Автор знает, о чем он говорит. В этой книге он не только историк, изучающий предмет по литературным и историческим источникам. Он еще и человек, проживший жизнь своих персонажей – жизнь петербургского журнального литератора, и к опыту этой жизни относится с доверием и уважением. Повествователь в книге Лурье, разумеется, носит черты реального Лурье («…прослужив полжизни в советском журнале, я имел начальниками людей, не годившихся Булгарину в подметки…»). Но, тем не менее, перед нами - здесь мы уже переходим к вопросу о "художественном" в книге Лурье - именно образ повествователя, выстроенный по законам художественного произведения; образ человека, пережившего несколько эпох в истории России (советскую оттепельную, советскую застойную, перестроечную, нынешнюю постсоветскую эпоху "стабильности и укрепления вертикали") и научившегося улавливать в смене эпох некий сквозной сюжет исторического повествования, свидетелем которого и отчасти участниками все мы были.
Понятие «художественность» в приложении к тексту Лурье не имеет никакого отношения к беллетризации исторического материала. Как раз пафос работы Лурье – в борьбе с «художественным раскрашиванием» истории (коим является также и моделирование по идеологическим схемам заведомо оскопленного сюжета истории русской литературы). «Художественное» здесь – в том, как выстраивает из приводимых цитат и комментариев свое повествование автор, как и с помощью чего достигает повествовательного напряжения; в тех отношениях, в которые вступает повествователь и с выкладываемым им материалом, и с читателем.

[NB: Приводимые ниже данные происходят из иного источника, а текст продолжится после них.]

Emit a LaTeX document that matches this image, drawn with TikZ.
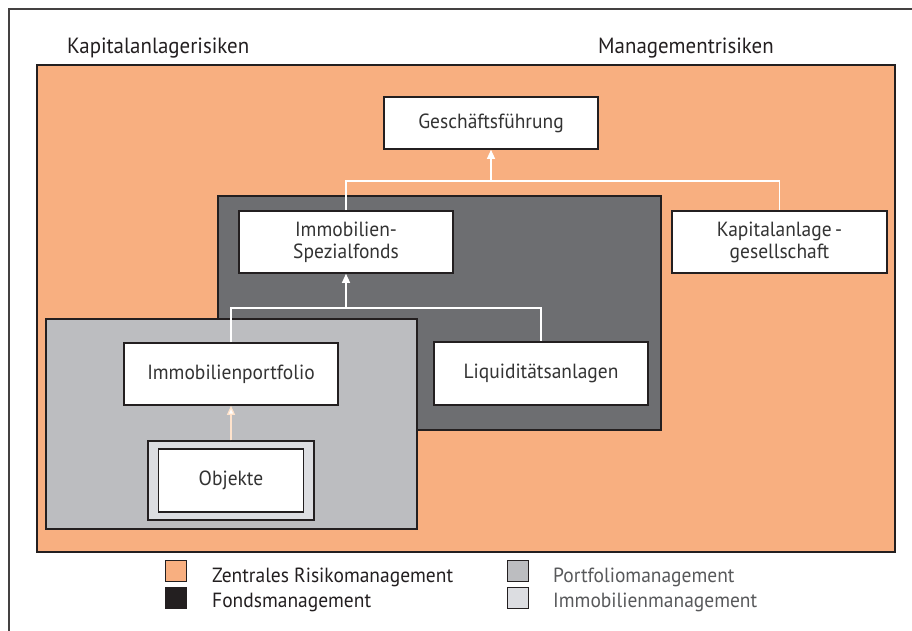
\documentclass[tikz,border=0pt]{standalone}
\usepackage{fontspec}
\setmainfont[FakeStretch=0.95]{PT Sans}
\usetikzlibrary{arrows.meta}
\definecolor{orng}{HTML}{F8AF80}
\definecolor{dgray}{HTML}{6D6E71}
\definecolor{lgray}{HTML}{BCBDC0}
\definecolor{xlgray}{HTML}{DCDDE1}
\definecolor{bord}{HTML}{231F20}
\definecolor{txt}{HTML}{333333}
\definecolor{ltxt}{HTML}{58595B}
\definecolor{palor}{HTML}{FFE3CC}
\tikzset{
  panel/.style={draw=bord, line width=1.5pt},
  box/.style={draw=bord, fill=white, line width=1.6pt, text=txt, align=center,
    font=\fontsize{20.5}{22}\selectfont, inner sep=0pt},
  wline/.style={draw=white, line width=1.3pt},
  warrow/.style={draw=white, line width=1.3pt, -{Triangle[width=8pt,length=9pt,fill=white]}},
  oarrow/.style={draw=palor, line width=1.3pt, -{Triangle[width=8pt,length=9pt,fill=white]}},
  legtxt/.style={anchor=base west, inner sep=0pt, font=\fontsize{20.5}{22}\selectfont},
  legsq/.style={draw=bord, line width=1pt, minimum width=21pt, minimum height=21pt, inner sep=0pt},
  title/.style={anchor=base west, inner sep=0pt, text=bord, font=\fontsize{22}{24}\selectfont}
}
\begin{document}
\begin{tikzpicture}[x=1pt,y=-1pt]
\useasboundingbox (0,0) rectangle (912,631);
\fill[white] (0,0) rectangle (912,631);
% outer frame
\draw[draw=bord!85, line width=1.5pt] (9,631) -- (9,9) -- (912,9);
% titles
\node[title] (t1) at (67,54) {Kapitalanlagerisiken};
\node[title] (t2) at (598,54) {Managementrisiken};
% panels
\draw[panel, fill=orng] (37,65) rectangle (895,552);
\draw[panel, fill=dgray] (218,196) rectangle (661,430);
\draw[panel, fill=lgray] (46,319) rectangle (417,529);
% boxes
\node[box, minimum width=214pt, minimum height=52pt] (gf) at (491,123) {Geschäftsführung};
\node[box, minimum width=215pt, minimum height=62pt] (kg) at (779.5,242) {Kapitalanlage\,-\\gesellschaft};
\node[box, minimum width=214pt, minimum height=62pt] (sf) at (346,242) {Immobilien-\\Spezialfonds};
\node[box, minimum width=214pt, minimum height=63pt] (lq) at (541,373.5) {Liquiditätsanlagen};
\node[box, minimum width=214pt, minimum height=62pt] (ip) at (231,374) {Immobilienportfolio};
\node[draw=bord, fill=xlgray, line width=1.5pt, minimum width=166pt, minimum height=79pt, inner sep=0pt] (oo) at (231,480.5) {};
\node[box, minimum width=145pt, minimum height=63pt] (ob) at (231,480.5) {Objekte};
% connectors
\coordinate (j1) at (491,181);
\coordinate (j2) at (346,308);
\draw[wline] (sf.north) |- (j1) -| (kg.north);
\draw[warrow] (j1) -- (gf.south);
\draw[wline] (ip.north) |- (j2) -| (lq.north);
\draw[warrow] (j2) -- (sf.south);
\draw[oarrow] (oo.north) -- (ip.south);
% legend
\node[legsq, fill=orng] (l1) at (176,571) {};
\node[legsq, fill=bord] (l2) at (176,597.5) {};
\node[legsq, fill=lgray] (l3) at (518,571) {};
\node[legsq, fill=xlgray] (l4) at (518,597.5) {};
\node[legtxt, text=bord] (lt1) at (212,582) {Zentrales Risikomanagement};
\node[legtxt, text=bord] (lt2) at (212,607) {Fondsmanagement};
\node[legtxt, text=ltxt] (lt3) at (553,582) {Portfoliomanagement};
\node[legtxt, text=ltxt] (lt4) at (553,607) {Immobilienmanagement};
\end{tikzpicture}
\end{document}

При беглом (очень беглом) взгляде на стилистику Лурье ее можно было бы назвать фельетонной. Но на чтении этой прозы особенно не разбежишься - фразу свою Лурье строит, то есть каждую заставляет прочитывать, и здесь задействована не только энергетика иронического высказывания, но и энергетики философской (эстетической) максимы, публицистического выпада, лирико-исповедальной прозы и т. д. В частности, повествователь у Лурье активно использует жаргон советского официозного языка и официоза постсоветского, а также сегодняшний городской жаргон, который здесь отнюдь не форма оживляжа - Лурье работает со словом не только как художник, но и как историк: используемый им прием смешения в языке разных культурных эпох демонстрирует поразительное соответствие, скажем, советских и постсоветских речений содержанию явлений позапрошлого века. И соответственно, сам язык здесь становится формой полемики с подходами к истории литературы утвердившимися в советском (оно же, механически поменяв знаки, стало по большей части постсоветским) литературоведении.
Жанр краткого отзыва на книгу не дает возможности представить здесь проблематику "Изломанного аршина" в полном объеме, поэтому закончу вот таким резюме: перед нами, по сути, книга о том, почему реальная история нашей литературы гораздо важнее для нас красивых, величественных, с самыми благородными, возможно, намерениями выстраиваемых мифов о ней. О том, что, на самом деле, приближает нас к отечественной культуре, то есть к самим себе, а что отдаляет.